WSJ Voices: Patrick Ring, on Helping Business Owners Make Succession Plans

Wall Street Journal Blogs: Wealth Manager
January 23, 2013
Original Source

Voices is an occasional column that allows wealth managers to address issues of interest to the advisory community. Patrick Ring is principal of Legacy Partners in Baltimore.

Many financial advisers’ core competencies don’t include business planning. As a result they view clients’ businesses as illiquid assets that provide regular cash flow. But I’ve also noticed that business owners tend to be so involved in running their business that they don’t think about an exit plan until it’s too late.

Often it takes an outside consultant to ask two crucial questions of business owners, which their financial adviser might have overlooked: how are they going to get out, and what will they do afterward?

Eventually every business owner is going to either have to sell the business to an outside buyer or create a plan to keep the business in the family.
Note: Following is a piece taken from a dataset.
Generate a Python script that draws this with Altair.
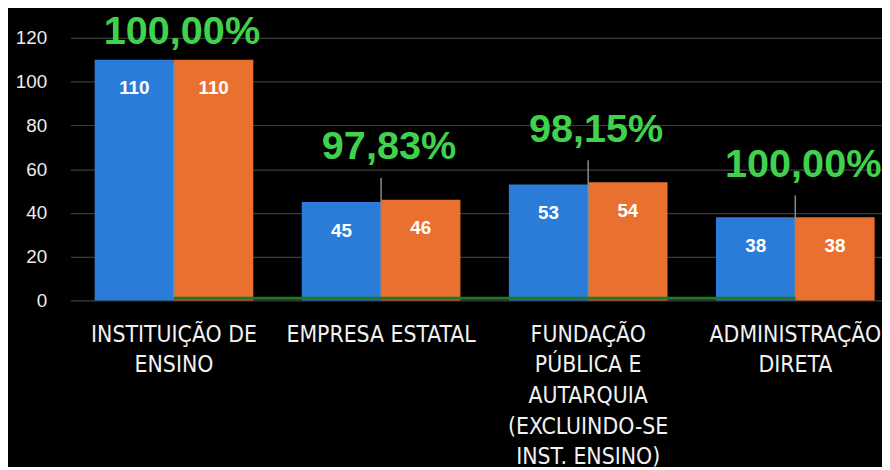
import json
import altair as alt
import pandas as pd

categories = [
    "INSTITUIÇÃO DE ENSINO",
    "EMPRESA ESTATAL",
    "FUNDAÇÃO PÚBLICA E AUTARQUIA (EXCLUINDO-SE INST. ENSINO)",
    "ADMINISTRAÇÃO DIRETA",
]
label_lines = [
    ["INSTITUIÇÃO DE", "ENSINO"],
    ["EMPRESA ESTATAL"],
    ["FUNDAÇÃO", "PÚBLICA E", "AUTARQUIA", "(EXCLUINDO-SE", "INST. ENSINO)"],
    ["ADMINISTRAÇÃO", "DIRETA"],
]
series = ["Atendidos", "Total"]
atendidos = [110, 45, 53, 38]
total = [110, 46, 54, 38]
y_ticks = [0, 20, 40, 60, 80, 100, 120]

BLUE = "#2B7CD9"
ORANGE = "#EA7030"
GREEN_TXT = "#40D24C"
GREEN_LINE = "#1E7A22"

bars = pd.DataFrame({
    "cat": categories * 2,
    "serie": [series[0]] * 4 + [series[1]] * 4,
    "valor": atendidos + total,
})

pct = pd.DataFrame({"cat": categories, "a": atendidos, "t": total})
pct["frac"] = pct["a"] / pct["t"]
pct["txt"] = pct["frac"].map(lambda p: f"{p * 100:.2f}%".replace(".", ","))
pct["mx"] = pct[["a", "t"]].max(axis=1)
pct["label_y"] = (pct["mx"] + 24).clip(upper=122.5)
pct["lead_top"] = pct["label_y"] - 14

expr = ""
for c, lines in zip(categories, label_lines):
    expr += f"datum.value === {json.dumps(c, ensure_ascii=False)} ? {json.dumps(lines, ensure_ascii=False)} : "
expr += "datum.value"

xscale = alt.Scale(domain=categories, range=[1, 837], paddingInner=0.234, paddingOuter=0.117)
yscale = alt.Scale(domain=[0, 120], nice=False)

x_enc = alt.X("cat:N", scale=xscale, sort=categories, title=None,
              axis=alt.Axis(labelExpr=expr, labelAngle=0, labelColor="#F2F2F2",
                            labelFont="DejaVu Sans Condensed, Roboto, sans-serif", labelFontSize=23,
                            labelLineHeight=31, labelPadding=23, labelLimit=400,
                            labelOverlap=False, ticks=False, domain=False,
                            labelBaseline="top"))
y_enc = alt.Y("valor:Q", scale=yscale, title=None,
              axis=alt.Axis(values=y_ticks, labelColor="#EDEDED", labelFontSize=19,
                            labelFont="Liberation Sans", labelPadding=23, ticks=False,
                            domain=False, grid=True, gridColor="#3C3C3C", gridWidth=1.2))

bar_layer = alt.Chart(bars).mark_bar().encode(
    x=x_enc,
    xOffset=alt.XOffset("serie:N", sort=series, scale=alt.Scale(paddingInner=0, paddingOuter=0)),
    y=y_enc,
    color=alt.Color("serie:N", sort=series,
                    scale=alt.Scale(domain=series, range=[BLUE, ORANGE]), legend=None),
)

bar_text = alt.Chart(bars).mark_text(
    color="white", fontSize=19, fontWeight="bold", font="Liberation Sans",
    baseline="middle", dy=29,
).encode(
    x=alt.X("cat:N", scale=xscale, sort=categories),
    xOffset=alt.XOffset("serie:N", sort=series),
    y=alt.Y("valor:Q", scale=yscale),
    text=alt.Text("valor:Q"),
)

line_layer = alt.Chart(pct).mark_line(color=GREEN_LINE, strokeWidth=3).encode(
    x=alt.X("cat:N", scale=xscale, sort=categories),
    y=alt.Y("frac:Q", scale=yscale),
)

leader = alt.Chart(pct).mark_rule(color="#8A8A8A", strokeWidth=1.5).encode(
    x=alt.X("cat:N", scale=xscale, sort=categories),
    y=alt.Y("lead_top:Q", scale=yscale),
    y2=alt.Y2("frac:Q"),
)

pct_text = alt.Chart(pct).mark_text(
    color=GREEN_TXT, fontSize=40, fontWeight="bold", font="Liberation Sans",
    baseline="middle", dx=8,
).encode(
    x=alt.X("cat:N", scale=xscale, sort=categories),
    y=alt.Y("label_y:Q", scale=yscale),
    text="txt:N",
)

chart = alt.layer(bar_layer, bar_text, leader, line_layer, pct_text).properties(
    width=820, height=265, background="black",
    autosize=alt.AutoSizeParams(type="none"),
    padding={"left": 62, "top": 28, "right": 0, "bottom": 166},
).configure_view(stroke=None)

chart.save("out.html", embed_options={"renderer": "svg", "actions": False})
Both courses of action can take years of planning, and each course requires a different set of solutions. So it’s important that business owners start creating an exit plan long before they are ready to leave or they pass away—whichever comes first.

If the client decides they want to keep the business in the family, my primary concern is trying to remove assets from the business before the succession takes place. For example, if the company owns both its equipment and real estate, I’ll move the real estate under the owner’s name.

There are a few reasons for doing this. First, reducing the business’ value makes it possible to gift it to the next generation with fewer tax consequences. It also ensures that owners aren’t dependent on the business for income once they are no longer the owners. I’ve heard of children who fire their parents once they inherit the company, even if the parents rely on the business for income.

If the client decides to sell the company, there are a few important ways they should prepare. They should focus on improving cash flow and improving prospects for growth. If the owner has investment properties, cars or boats on the business’ books, it’s time to get them out of the business. It’s also time to get rid of any part of the business that isn’t contributing toward the bottom line—even if downsizing is painful.

It’s also important for the owner to put management in place that can continue to run the business without them. Since many owners are the heart and soul of their businesses, this can be a difficult and time-consuming process.

And finally, business owners need to know what they are going to do once they leave the business; otherwise all that planning is likely for naught. Many buyers will tell you that it’s common for sellers to back out of deals at the last minute because they aren’t emotionally prepared to sell.

The bottom line is that business owners shouldn’t wait for their first heart attack to start planning their exit strategy.